▶ Supplied information
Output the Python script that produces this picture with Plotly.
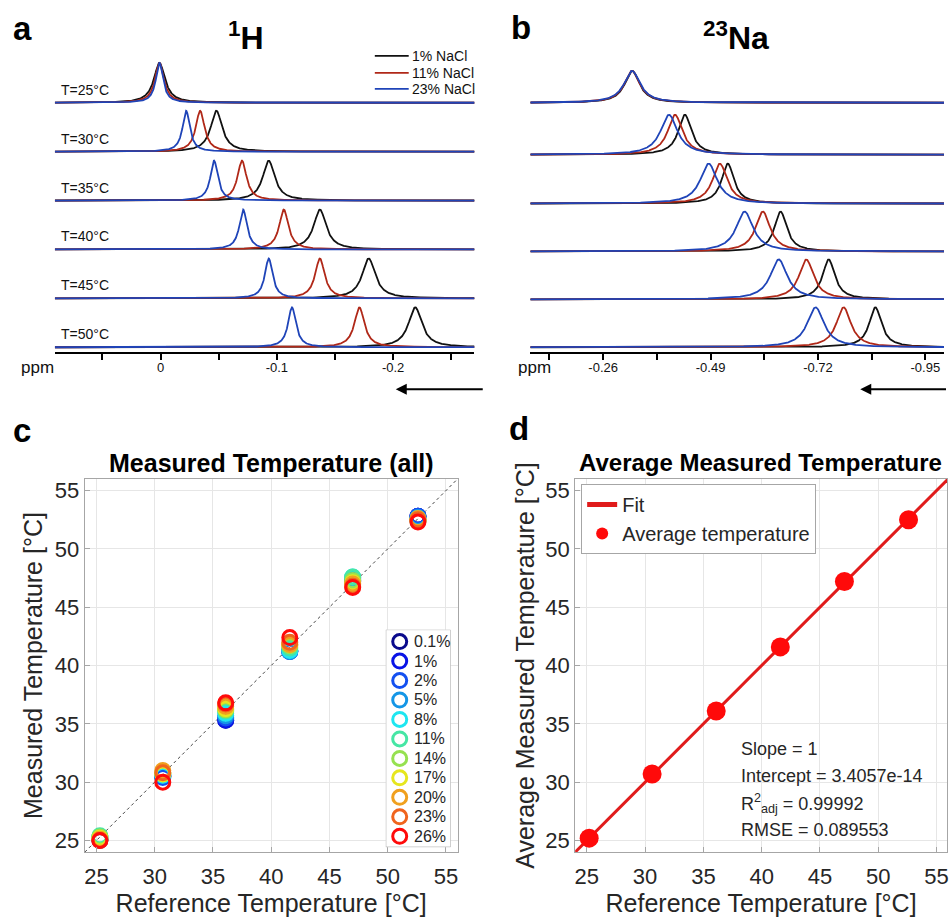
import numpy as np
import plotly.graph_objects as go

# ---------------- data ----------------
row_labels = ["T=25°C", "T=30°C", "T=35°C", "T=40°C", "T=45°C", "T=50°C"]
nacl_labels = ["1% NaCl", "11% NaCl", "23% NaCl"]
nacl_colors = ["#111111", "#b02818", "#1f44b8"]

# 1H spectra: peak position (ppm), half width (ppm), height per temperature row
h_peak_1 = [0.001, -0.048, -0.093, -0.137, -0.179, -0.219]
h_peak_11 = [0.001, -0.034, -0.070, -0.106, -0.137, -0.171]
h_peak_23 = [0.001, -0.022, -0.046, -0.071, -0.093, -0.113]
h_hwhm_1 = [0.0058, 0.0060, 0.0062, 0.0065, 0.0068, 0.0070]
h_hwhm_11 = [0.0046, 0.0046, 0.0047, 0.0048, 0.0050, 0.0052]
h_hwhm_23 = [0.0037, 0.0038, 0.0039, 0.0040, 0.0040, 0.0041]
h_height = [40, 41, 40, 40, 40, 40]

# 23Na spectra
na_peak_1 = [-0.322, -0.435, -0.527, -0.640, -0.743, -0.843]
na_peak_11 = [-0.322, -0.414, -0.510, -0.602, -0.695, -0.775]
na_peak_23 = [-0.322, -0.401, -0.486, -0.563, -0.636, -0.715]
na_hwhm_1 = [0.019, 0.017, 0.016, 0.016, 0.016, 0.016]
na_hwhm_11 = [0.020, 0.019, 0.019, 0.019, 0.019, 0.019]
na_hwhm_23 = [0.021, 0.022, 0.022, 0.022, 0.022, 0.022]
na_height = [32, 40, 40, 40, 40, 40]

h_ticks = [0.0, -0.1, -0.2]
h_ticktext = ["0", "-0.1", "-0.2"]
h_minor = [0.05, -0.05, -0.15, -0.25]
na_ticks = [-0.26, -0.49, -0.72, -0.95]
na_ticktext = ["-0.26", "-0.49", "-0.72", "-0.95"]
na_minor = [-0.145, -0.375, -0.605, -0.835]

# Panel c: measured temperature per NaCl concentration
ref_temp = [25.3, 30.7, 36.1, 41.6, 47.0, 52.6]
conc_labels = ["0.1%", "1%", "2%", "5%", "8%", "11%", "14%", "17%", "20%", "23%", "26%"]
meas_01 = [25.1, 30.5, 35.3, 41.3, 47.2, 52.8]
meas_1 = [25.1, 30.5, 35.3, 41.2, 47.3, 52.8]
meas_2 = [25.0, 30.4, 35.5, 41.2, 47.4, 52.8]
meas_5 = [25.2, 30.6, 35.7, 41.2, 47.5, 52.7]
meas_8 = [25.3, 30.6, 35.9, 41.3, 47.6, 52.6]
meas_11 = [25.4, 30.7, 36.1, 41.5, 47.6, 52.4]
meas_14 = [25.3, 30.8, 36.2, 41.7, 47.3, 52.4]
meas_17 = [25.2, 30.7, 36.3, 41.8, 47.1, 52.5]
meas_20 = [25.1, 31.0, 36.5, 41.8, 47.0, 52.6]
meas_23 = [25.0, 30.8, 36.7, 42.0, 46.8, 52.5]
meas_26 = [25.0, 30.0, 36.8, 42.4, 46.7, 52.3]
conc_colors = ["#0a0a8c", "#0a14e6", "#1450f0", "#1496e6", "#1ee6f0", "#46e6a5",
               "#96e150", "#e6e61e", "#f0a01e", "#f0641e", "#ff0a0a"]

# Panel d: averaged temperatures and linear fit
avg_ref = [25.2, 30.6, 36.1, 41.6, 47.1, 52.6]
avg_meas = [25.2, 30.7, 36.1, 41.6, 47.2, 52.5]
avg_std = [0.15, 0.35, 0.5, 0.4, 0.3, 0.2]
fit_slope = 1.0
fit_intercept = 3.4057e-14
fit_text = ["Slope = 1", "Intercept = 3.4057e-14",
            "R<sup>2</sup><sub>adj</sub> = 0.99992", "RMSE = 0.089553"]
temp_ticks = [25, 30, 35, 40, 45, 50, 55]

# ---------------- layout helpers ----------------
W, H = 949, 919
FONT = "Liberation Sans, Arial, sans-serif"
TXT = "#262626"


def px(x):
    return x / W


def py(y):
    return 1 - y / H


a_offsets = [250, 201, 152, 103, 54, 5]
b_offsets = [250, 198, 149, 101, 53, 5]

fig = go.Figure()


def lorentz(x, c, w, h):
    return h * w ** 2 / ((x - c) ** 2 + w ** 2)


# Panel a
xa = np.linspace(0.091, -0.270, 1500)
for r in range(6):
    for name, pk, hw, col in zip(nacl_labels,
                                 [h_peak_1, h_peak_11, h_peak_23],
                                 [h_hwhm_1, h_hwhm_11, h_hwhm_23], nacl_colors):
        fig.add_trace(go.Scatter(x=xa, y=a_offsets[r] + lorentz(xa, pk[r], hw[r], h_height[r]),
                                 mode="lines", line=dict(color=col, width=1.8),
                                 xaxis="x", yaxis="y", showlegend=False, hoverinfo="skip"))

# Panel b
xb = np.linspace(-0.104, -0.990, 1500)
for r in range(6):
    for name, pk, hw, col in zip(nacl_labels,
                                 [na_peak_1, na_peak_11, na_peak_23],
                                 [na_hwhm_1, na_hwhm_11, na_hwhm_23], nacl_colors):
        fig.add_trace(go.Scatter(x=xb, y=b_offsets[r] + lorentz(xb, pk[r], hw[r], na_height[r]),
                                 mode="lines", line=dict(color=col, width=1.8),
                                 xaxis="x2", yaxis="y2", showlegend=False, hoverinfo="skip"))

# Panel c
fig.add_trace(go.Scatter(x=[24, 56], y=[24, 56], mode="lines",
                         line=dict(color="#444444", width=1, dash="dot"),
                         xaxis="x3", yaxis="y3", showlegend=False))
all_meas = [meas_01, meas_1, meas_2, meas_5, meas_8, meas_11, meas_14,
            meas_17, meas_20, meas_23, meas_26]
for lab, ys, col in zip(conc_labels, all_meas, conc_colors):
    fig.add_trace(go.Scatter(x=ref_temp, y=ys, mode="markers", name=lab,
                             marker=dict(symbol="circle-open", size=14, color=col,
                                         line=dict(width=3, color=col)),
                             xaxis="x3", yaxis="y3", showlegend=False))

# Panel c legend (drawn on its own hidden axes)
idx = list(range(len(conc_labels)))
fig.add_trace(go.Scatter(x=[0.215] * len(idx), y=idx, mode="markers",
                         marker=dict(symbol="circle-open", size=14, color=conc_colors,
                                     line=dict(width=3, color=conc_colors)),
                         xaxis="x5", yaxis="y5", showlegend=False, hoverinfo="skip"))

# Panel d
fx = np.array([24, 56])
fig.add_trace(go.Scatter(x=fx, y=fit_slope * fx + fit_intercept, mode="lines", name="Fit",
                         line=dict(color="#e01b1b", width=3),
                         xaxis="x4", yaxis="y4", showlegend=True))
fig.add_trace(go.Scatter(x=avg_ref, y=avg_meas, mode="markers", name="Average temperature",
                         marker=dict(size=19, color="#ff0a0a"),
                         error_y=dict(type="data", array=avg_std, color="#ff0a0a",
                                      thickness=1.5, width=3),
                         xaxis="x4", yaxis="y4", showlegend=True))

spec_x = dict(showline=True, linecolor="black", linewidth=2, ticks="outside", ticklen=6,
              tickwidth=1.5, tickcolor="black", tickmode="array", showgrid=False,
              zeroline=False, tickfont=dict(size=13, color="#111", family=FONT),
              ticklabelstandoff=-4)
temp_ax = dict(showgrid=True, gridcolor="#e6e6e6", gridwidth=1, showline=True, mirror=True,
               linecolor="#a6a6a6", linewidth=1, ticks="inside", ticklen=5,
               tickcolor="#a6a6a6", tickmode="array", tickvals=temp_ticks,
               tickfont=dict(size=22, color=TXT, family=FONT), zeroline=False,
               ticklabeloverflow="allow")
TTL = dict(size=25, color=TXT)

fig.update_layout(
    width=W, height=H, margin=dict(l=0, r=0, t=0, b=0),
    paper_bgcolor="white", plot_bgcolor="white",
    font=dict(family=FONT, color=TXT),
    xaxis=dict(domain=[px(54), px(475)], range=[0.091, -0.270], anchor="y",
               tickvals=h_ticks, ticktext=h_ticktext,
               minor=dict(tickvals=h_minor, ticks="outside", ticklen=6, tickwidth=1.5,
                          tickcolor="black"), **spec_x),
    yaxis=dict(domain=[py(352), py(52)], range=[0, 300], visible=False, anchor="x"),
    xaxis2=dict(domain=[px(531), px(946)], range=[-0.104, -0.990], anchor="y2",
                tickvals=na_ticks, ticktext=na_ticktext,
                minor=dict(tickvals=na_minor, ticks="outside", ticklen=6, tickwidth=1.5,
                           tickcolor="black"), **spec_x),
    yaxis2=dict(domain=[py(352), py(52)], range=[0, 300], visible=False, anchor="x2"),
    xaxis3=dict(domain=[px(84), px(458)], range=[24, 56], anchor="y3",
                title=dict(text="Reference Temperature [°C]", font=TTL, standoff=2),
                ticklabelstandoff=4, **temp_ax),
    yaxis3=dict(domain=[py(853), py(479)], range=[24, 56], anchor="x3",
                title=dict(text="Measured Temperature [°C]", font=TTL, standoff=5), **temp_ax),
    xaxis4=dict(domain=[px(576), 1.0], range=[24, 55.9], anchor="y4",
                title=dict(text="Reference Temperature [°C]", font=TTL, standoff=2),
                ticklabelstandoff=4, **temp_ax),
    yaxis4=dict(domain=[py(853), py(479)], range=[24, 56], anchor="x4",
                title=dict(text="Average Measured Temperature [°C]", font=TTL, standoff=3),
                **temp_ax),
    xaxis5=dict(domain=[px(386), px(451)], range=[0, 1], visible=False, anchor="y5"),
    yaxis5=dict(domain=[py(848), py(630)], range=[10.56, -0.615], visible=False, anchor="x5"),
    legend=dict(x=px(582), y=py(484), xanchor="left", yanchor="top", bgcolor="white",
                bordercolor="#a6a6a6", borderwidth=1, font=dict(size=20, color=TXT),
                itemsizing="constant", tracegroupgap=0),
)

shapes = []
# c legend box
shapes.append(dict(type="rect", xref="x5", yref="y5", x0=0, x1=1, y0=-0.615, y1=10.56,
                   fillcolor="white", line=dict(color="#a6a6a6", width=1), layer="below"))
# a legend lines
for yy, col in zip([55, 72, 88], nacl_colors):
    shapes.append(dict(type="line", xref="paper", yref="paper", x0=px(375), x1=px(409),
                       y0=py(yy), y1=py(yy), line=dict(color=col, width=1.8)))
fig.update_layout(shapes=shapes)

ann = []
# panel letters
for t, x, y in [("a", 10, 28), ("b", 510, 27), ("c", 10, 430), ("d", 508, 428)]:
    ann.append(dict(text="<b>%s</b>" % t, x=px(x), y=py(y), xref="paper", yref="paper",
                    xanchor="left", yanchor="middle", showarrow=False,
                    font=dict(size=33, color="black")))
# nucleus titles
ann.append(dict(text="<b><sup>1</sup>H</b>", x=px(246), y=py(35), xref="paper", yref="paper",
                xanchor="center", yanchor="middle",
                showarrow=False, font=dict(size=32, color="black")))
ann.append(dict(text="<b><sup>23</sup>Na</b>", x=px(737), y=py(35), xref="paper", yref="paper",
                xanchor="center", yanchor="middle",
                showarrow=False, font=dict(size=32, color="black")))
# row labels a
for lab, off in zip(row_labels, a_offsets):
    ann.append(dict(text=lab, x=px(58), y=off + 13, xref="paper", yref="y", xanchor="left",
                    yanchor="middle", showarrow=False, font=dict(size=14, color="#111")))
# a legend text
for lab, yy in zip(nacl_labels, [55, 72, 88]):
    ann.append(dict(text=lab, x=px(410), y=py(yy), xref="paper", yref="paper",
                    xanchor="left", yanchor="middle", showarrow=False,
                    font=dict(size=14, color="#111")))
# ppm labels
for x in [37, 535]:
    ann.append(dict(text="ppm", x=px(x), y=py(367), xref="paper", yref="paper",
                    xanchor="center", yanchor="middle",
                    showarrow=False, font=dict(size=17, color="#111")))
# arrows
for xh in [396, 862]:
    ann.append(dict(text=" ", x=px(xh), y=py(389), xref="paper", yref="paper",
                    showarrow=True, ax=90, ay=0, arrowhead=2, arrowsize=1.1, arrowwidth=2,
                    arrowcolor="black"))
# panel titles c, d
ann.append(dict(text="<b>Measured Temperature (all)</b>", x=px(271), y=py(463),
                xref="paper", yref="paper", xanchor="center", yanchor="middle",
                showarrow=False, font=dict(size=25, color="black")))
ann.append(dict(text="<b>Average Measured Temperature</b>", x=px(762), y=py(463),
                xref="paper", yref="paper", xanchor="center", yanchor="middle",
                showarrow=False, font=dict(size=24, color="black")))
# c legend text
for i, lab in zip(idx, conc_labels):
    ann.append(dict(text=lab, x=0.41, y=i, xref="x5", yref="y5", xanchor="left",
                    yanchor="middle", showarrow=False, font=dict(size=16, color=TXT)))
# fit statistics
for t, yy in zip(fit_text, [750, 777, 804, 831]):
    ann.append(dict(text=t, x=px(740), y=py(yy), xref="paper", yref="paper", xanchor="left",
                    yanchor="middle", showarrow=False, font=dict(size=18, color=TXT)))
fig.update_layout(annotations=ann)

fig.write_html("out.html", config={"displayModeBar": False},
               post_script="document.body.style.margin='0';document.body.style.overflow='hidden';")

▶ Short problem
Write out, word for word, the lines from the start of the data through the one holding "h_height = [40, 41, 40, 40, 40, 40]". Omit pictures.

▶ Correct output
Output the Python script that produces this picture with Plotly.
import numpy as np
import plotly.graph_objects as go

# ---------------- data ----------------
row_labels = ["T=25°C", "T=30°C", "T=35°C", "T=40°C", "T=45°C", "T=50°C"]
nacl_labels = ["1% NaCl", "11% NaCl", "23% NaCl"]
nacl_colors = ["#111111", "#b02818", "#1f44b8"]

# 1H spectra: peak position (ppm), half width (ppm), height per temperature row
h_peak_1 = [0.001, -0.048, -0.093, -0.137, -0.179, -0.219]
h_peak_11 = [0.001, -0.034, -0.070, -0.106, -0.137, -0.171]
h_peak_23 = [0.001, -0.022, -0.046, -0.071, -0.093, -0.113]
h_hwhm_1 = [0.0058, 0.0060, 0.0062, 0.0065, 0.0068, 0.0070]
h_hwhm_11 = [0.0046, 0.0046, 0.0047, 0.0048, 0.0050, 0.0052]
h_hwhm_23 = [0.0037, 0.0038, 0.0039, 0.0040, 0.0040, 0.0041]
h_height = [40, 41, 40, 40, 40, 40]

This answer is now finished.